ORDONNE à la défense de déposer, le 21 février 2005 au plus tard, des conclusions sur les questions suivantes :

    1. Le texte de loi applicable en l’espèce serait-il le code pénal actuel ou celui en vigueur en avril 1992 ?

    2. De quelles mesures de protection les témoins à décharge devraient-ils avoir besoin, notamment dans l’éventualité d’audiences qui seraient tenues en Bosnie-Herzégovine ?

    3. Le niveau d’assistance mutuelle interétatique en matière pénale est-il suffisant pour permettre la tenue de procès équitables, notamment pour ce qui est des convocations de témoins et du recueil des dépositions ?

    4. L’acceptation sans enquête préalable en Bosnie-Herzégovine de l’acte d’accusation établi par le TPIY pourrait-elle donner lieu à une mise en cause de la régularité de la procédure ? L’instance en l’espèce peut-elle reprendre là où elle a été interrompue au TPIY ou est-il encore besoin de mesures d’information préalable ?

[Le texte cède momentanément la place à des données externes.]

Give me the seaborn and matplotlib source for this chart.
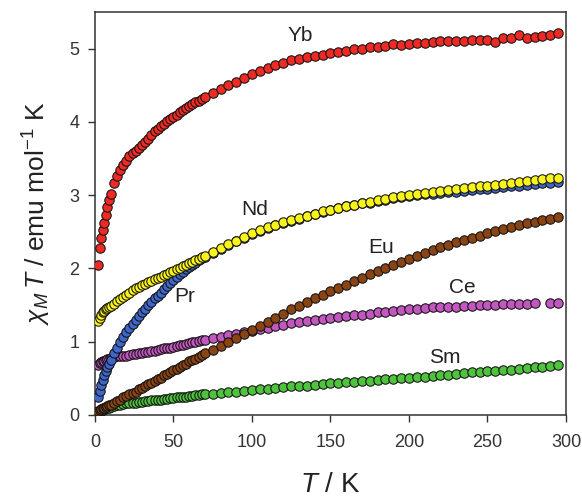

    5. Serait-il possible au Conseil actuellement commis en l’espèce de continuer à représenter l’Accusé en cas de renvoi de l’Affaire devant une juridiction de la Bosnie-Herzégovine ?

    6. L’envoi par le Procureur d’observateurs en application de l’article 11 bis du Règlement serait-il considéré par la Défense comme une mesure suffisante pour garantir l’équité du procès devant la Cour d’État de la Bosnie-Herzégovine ?

    7. Tout autre point pertinent.

ORDONNE aux parties d’être prêtes à présenter des conclusions orales sur la requête introduite par le Procureur aux fins du renvoi de l’Affaire et INVITE les autorités de la Bosnie-Herzégovine à faire de même-1-,

PRIE le Greffier de transmettre sans délai la présente ordonnance aux autorités de la Bosnie-Herzégovine.

 

Fait en anglais et en français, la version en anglais faisant foi.

Le 9 février 2005
La Haye (Pays-Bas)

Le Président de la Chambre de première instance spécialement désignée
______________
Alphons Orie

[Sceau du Tribunal]


1. Voir Le Procureur c/ Stankovic, affaire n° IT-96-23/2-PT, Ordonnance fixant la date d’une audience consacrée au renvoi de l’affaire en application de l’article 11 bis du Règlement, 9 février 2005.